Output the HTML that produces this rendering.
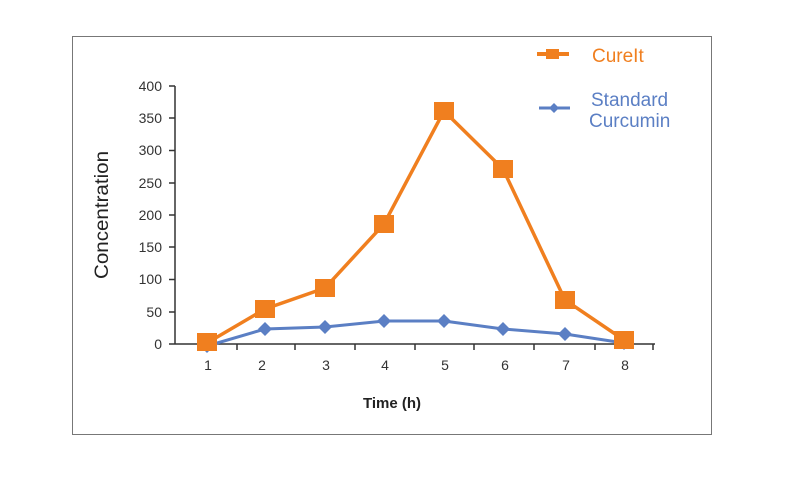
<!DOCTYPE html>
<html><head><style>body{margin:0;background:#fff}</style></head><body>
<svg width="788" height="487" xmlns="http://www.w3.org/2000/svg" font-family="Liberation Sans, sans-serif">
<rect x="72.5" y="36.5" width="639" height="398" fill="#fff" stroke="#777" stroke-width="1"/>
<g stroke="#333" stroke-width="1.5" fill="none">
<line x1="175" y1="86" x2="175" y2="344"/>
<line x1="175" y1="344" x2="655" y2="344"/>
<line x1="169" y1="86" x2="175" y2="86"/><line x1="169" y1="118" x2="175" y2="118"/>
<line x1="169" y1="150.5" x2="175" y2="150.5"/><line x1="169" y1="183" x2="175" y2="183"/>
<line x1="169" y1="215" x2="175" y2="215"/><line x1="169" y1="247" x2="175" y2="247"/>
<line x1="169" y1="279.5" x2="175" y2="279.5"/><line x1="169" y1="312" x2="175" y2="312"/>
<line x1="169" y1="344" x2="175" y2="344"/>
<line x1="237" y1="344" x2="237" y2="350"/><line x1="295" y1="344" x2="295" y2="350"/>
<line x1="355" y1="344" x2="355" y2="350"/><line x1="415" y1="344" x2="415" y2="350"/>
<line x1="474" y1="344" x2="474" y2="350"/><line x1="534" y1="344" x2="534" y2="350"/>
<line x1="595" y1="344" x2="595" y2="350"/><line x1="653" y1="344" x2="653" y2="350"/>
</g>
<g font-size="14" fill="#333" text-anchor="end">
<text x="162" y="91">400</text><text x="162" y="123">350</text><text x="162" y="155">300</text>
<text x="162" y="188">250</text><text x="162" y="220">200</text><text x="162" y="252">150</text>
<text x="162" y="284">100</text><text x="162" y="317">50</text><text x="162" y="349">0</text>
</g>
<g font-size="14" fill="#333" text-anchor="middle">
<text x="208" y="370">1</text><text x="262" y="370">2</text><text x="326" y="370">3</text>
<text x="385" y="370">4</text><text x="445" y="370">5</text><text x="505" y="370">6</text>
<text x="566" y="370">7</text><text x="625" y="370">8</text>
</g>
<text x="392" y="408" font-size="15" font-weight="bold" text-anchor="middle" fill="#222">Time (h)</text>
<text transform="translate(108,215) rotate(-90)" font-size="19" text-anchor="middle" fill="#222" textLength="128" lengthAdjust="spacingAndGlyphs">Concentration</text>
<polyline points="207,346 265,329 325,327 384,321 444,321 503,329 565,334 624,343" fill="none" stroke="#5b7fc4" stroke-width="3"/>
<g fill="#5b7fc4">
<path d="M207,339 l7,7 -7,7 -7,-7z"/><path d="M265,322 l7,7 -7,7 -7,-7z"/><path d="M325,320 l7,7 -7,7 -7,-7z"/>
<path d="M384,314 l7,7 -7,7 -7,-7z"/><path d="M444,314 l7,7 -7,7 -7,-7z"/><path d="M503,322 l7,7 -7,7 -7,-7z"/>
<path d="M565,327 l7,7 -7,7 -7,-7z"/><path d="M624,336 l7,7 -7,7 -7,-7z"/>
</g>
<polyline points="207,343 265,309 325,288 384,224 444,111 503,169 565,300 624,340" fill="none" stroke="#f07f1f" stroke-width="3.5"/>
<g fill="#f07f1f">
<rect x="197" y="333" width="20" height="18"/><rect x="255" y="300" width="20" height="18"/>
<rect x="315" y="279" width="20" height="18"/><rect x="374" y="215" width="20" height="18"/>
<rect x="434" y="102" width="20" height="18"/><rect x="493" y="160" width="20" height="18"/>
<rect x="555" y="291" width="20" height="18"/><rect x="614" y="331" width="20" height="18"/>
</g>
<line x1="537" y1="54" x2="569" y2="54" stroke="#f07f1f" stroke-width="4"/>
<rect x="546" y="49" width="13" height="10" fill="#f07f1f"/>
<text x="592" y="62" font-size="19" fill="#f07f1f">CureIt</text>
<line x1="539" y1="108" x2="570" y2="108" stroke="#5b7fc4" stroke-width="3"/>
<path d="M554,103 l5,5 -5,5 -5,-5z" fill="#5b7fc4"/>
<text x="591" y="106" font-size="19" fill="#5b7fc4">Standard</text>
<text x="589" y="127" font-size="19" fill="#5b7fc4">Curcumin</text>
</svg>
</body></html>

WHAT THIS TASK INVOLVES - Repeat the listing above exactly, with no pictures.

CORRECT ANSWER -
Output the HTML that produces this rendering.
<!DOCTYPE html>
<html><head><style>body{margin:0;background:#fff}</style></head><body>
<svg width="788" height="487" xmlns="http://www.w3.org/2000/svg" font-family="Liberation Sans, sans-serif">
<rect x="72.5" y="36.5" width="639" height="398" fill="#fff" stroke="#777" stroke-width="1"/>
<g stroke="#333" stroke-width="1.5" fill="none">
<line x1="175" y1="86" x2="175" y2="344"/>
<line x1="175" y1="344" x2="655" y2="344"/>
<line x1="169" y1="86" x2="175" y2="86"/><line x1="169" y1="118" x2="175" y2="118"/>
<line x1="169" y1="150.5" x2="175" y2="150.5"/><line x1="169" y1="183" x2="175" y2="183"/>
<line x1="169" y1="215" x2="175" y2="215"/><line x1="169" y1="247" x2="175" y2="247"/>
<line x1="169" y1="279.5" x2="175" y2="279.5"/><line x1="169" y1="312" x2="175" y2="312"/>
<line x1="169" y1="344" x2="175" y2="344"/>
<line x1="237" y1="344" x2="237" y2="350"/><line x1="295" y1="344" x2="295" y2="350"/>
<line x1="355" y1="344" x2="355" y2="350"/><line x1="415" y1="344" x2="415" y2="350"/>
<line x1="474" y1="344" x2="474" y2="350"/><line x1="534" y1="344" x2="534" y2="350"/>
<line x1="595" y1="344" x2="595" y2="350"/><line x1="653" y1="344" x2="653" y2="350"/>
</g>
<g font-size="14" fill="#333" text-anchor="end">
<text x="162" y="91">400</text><text x="162" y="123">350</text><text x="162" y="155">300</text>
<text x="162" y="188">250</text><text x="162" y="220">200</text><text x="162" y="252">150</text>
<text x="162" y="284">100</text><text x="162" y="317">50</text><text x="162" y="349">0</text>
</g>
<g font-size="14" fill="#333" text-anchor="middle">
<text x="208" y="370">1</text><text x="262" y="370">2</text><text x="326" y="370">3</text>
<text x="385" y="370">4</text><text x="445" y="370">5</text><text x="505" y="370">6</text>
<text x="566" y="370">7</text><text x="625" y="370">8</text>
</g>
<text x="392" y="408" font-size="15" font-weight="bold" text-anchor="middle" fill="#222">Time (h)</text>
<text transform="translate(108,215) rotate(-90)" font-size="19" text-anchor="middle" fill="#222" textLength="128" lengthAdjust="spacingAndGlyphs">Concentration</text>
<polyline points="207,346 265,329 325,327 384,321 444,321 503,329 565,334 624,343" fill="none" stroke="#5b7fc4" stroke-width="3"/>
<g fill="#5b7fc4">
<path d="M207,339 l7,7 -7,7 -7,-7z"/><path d="M265,322 l7,7 -7,7 -7,-7z"/><path d="M325,320 l7,7 -7,7 -7,-7z"/>
<path d="M384,314 l7,7 -7,7 -7,-7z"/><path d="M444,314 l7,7 -7,7 -7,-7z"/><path d="M503,322 l7,7 -7,7 -7,-7z"/>
<path d="M565,327 l7,7 -7,7 -7,-7z"/><path d="M624,336 l7,7 -7,7 -7,-7z"/>
</g>
<polyline points="207,343 265,309 325,288 384,224 444,111 503,169 565,300 624,340" fill="none" stroke="#f07f1f" stroke-width="3.5"/>
<g fill="#f07f1f">
<rect x="197" y="333" width="20" height="18"/><rect x="255" y="300" width="20" height="18"/>
<rect x="315" y="279" width="20" height="18"/><rect x="374" y="215" width="20" height="18"/>
<rect x="434" y="102" width="20" height="18"/><rect x="493" y="160" width="20" height="18"/>
<rect x="555" y="291" width="20" height="18"/><rect x="614" y="331" width="20" height="18"/>
</g>
<line x1="537" y1="54" x2="569" y2="54" stroke="#f07f1f" stroke-width="4"/>
<rect x="546" y="49" width="13" height="10" fill="#f07f1f"/>
<text x="592" y="62" font-size="19" fill="#f07f1f">CureIt</text>
<line x1="539" y1="108" x2="570" y2="108" stroke="#5b7fc4" stroke-width="3"/>
<path d="M554,103 l5,5 -5,5 -5,-5z" fill="#5b7fc4"/>
<text x="591" y="106" font-size="19" fill="#5b7fc4">Standard</text>
<text x="589" y="127" font-size="19" fill="#5b7fc4">Curcumin</text>
</svg>
</body></html>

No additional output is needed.